Challenge:
Only the lines from the line containing "Write a Python" to the line containing "import numpy as np", with both of those lines, are to be repeated exactly. Leave the images out.

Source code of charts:
-*-*-
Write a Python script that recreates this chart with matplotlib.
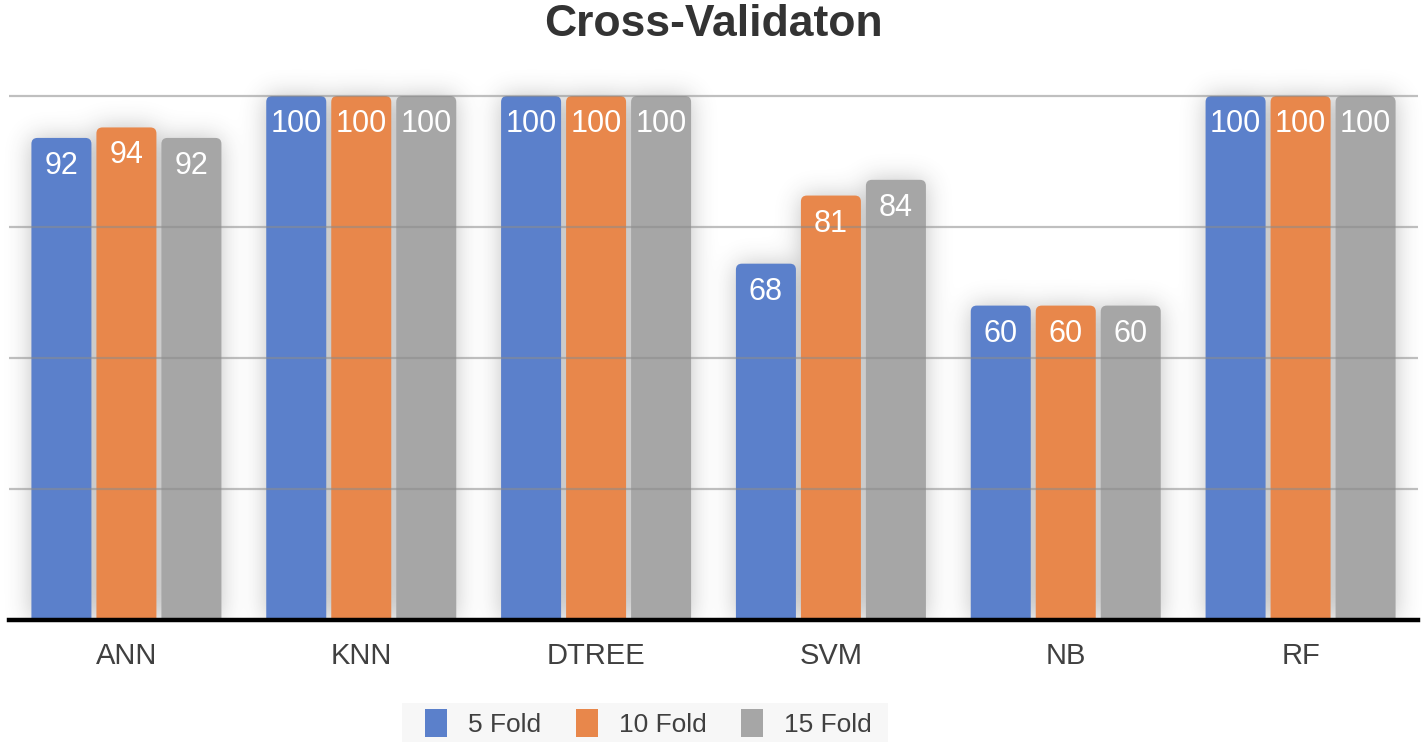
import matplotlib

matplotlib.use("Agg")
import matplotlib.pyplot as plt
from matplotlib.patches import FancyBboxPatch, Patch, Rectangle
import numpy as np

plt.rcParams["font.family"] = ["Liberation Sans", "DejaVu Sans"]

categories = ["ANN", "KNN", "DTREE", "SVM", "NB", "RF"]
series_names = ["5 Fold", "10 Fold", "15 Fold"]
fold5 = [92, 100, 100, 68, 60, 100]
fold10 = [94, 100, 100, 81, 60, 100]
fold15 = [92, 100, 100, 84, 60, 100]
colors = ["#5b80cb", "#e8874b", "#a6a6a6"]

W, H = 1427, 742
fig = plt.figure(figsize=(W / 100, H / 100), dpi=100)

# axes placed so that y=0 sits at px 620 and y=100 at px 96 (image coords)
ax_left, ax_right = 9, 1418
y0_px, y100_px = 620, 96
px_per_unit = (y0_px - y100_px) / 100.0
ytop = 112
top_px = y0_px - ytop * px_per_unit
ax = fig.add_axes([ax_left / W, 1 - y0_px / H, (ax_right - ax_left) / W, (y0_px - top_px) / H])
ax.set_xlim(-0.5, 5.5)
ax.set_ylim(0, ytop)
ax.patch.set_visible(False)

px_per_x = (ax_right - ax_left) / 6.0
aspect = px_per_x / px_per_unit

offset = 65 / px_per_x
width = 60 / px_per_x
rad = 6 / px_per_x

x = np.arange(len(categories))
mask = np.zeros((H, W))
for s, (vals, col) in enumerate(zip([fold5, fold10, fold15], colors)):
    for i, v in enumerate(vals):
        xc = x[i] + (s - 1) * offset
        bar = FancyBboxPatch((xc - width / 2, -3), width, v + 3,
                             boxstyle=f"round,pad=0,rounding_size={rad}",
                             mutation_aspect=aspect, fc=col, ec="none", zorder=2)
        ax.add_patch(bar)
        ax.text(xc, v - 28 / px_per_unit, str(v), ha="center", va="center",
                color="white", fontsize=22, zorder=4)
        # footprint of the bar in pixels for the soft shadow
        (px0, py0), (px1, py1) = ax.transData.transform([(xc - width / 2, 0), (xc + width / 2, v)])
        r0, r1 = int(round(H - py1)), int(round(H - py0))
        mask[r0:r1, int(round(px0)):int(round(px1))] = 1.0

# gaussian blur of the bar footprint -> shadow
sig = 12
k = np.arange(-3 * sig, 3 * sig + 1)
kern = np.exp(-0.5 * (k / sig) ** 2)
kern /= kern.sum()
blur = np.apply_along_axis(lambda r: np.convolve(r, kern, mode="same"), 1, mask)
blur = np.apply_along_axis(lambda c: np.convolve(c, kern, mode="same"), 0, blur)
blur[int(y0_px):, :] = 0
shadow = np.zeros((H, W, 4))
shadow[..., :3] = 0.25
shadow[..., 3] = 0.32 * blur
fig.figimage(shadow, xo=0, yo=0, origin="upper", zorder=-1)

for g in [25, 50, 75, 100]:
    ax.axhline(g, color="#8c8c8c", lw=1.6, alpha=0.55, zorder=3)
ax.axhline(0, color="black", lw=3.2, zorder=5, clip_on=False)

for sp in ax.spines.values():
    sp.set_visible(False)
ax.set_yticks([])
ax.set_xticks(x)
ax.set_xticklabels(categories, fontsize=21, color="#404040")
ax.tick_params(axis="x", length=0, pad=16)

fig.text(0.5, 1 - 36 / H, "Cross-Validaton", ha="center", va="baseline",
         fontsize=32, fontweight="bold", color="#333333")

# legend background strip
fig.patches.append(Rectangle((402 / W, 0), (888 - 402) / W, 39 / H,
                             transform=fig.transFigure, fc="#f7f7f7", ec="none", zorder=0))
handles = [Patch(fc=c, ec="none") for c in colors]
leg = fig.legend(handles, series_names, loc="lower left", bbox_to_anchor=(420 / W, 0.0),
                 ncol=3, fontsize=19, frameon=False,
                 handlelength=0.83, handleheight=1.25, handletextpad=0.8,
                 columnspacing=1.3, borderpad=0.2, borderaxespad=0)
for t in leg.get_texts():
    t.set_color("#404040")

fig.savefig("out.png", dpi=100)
-*-*-
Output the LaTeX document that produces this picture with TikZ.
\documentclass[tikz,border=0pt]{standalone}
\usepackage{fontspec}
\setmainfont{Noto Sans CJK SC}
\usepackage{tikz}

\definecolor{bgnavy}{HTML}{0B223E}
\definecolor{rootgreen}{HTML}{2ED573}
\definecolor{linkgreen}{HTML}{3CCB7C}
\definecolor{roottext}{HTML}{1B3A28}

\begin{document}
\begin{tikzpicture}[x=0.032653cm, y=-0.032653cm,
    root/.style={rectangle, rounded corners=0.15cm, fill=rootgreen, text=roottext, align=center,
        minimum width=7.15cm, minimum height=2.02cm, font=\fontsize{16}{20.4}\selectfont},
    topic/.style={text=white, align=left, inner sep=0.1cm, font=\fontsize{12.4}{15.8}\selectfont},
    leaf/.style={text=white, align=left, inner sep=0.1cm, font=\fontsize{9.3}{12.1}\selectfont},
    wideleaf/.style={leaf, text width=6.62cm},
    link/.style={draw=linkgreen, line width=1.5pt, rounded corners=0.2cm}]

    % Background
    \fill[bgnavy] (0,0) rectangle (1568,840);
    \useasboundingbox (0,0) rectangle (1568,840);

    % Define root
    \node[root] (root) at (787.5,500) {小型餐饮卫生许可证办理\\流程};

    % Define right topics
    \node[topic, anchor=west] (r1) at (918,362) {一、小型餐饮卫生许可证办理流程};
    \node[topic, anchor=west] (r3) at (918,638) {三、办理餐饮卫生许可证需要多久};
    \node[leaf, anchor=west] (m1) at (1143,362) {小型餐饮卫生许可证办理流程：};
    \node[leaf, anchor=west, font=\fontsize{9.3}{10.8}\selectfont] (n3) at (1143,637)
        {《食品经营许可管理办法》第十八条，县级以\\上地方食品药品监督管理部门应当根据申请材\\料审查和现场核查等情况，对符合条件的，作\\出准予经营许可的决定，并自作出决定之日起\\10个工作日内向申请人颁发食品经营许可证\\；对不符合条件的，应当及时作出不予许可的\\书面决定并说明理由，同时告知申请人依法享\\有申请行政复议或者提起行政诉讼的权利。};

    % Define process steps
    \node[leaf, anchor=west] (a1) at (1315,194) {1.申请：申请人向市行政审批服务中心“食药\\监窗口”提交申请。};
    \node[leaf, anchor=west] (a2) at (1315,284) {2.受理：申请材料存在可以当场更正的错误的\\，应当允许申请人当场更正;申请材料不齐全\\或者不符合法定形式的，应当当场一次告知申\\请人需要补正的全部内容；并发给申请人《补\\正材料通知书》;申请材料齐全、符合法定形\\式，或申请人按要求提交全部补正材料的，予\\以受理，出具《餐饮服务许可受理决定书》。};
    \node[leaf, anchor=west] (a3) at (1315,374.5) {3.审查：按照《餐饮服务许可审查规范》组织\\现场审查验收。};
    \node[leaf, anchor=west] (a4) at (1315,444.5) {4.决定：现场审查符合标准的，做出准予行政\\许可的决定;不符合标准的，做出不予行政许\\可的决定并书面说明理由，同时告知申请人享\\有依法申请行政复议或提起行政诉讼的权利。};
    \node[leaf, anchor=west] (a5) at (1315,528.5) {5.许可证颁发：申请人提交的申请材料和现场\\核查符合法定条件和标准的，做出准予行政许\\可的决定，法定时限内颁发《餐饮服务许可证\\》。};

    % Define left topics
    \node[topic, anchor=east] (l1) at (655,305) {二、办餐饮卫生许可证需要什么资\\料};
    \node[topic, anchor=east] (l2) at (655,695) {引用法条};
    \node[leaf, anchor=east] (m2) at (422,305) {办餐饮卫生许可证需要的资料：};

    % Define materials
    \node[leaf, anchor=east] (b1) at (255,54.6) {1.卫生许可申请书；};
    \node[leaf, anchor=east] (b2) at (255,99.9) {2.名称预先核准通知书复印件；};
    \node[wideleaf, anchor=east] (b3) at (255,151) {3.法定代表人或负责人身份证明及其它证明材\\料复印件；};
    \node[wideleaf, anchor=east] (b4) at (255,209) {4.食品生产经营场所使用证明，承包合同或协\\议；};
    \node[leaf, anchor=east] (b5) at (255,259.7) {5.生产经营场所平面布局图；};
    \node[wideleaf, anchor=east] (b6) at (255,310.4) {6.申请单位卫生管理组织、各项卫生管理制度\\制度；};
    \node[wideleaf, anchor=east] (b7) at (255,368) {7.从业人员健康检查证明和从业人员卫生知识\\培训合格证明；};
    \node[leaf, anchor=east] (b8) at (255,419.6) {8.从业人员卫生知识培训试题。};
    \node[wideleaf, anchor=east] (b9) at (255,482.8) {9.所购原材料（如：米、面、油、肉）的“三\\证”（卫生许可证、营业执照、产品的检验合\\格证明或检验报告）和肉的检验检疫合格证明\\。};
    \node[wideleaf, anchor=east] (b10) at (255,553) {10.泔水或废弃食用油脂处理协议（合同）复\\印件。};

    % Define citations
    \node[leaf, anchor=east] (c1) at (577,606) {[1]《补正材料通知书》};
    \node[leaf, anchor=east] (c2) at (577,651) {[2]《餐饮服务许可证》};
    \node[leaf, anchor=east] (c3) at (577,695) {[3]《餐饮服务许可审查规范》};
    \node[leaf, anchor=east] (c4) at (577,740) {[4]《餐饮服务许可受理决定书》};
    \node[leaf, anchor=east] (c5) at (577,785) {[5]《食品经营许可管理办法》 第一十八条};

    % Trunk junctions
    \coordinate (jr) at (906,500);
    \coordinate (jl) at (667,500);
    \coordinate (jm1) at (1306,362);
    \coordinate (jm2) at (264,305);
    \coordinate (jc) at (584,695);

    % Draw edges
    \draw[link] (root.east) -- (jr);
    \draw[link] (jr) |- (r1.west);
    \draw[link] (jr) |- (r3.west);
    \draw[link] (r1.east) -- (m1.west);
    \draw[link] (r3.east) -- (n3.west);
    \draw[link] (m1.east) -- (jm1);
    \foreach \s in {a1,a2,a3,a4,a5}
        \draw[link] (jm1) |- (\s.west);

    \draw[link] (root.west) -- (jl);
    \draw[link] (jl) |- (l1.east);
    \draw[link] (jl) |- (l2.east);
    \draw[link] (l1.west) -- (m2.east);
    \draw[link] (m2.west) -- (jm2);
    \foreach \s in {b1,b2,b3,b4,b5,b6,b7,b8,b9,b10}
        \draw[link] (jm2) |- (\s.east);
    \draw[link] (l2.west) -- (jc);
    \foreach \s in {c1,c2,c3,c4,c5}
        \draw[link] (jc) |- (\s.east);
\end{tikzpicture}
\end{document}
-*-*-
Problem solution:
Write a Python script that recreates this chart with matplotlib.
import matplotlib

matplotlib.use("Agg")
import matplotlib.pyplot as plt
from matplotlib.patches import FancyBboxPatch, Patch, Rectangle
import numpy as np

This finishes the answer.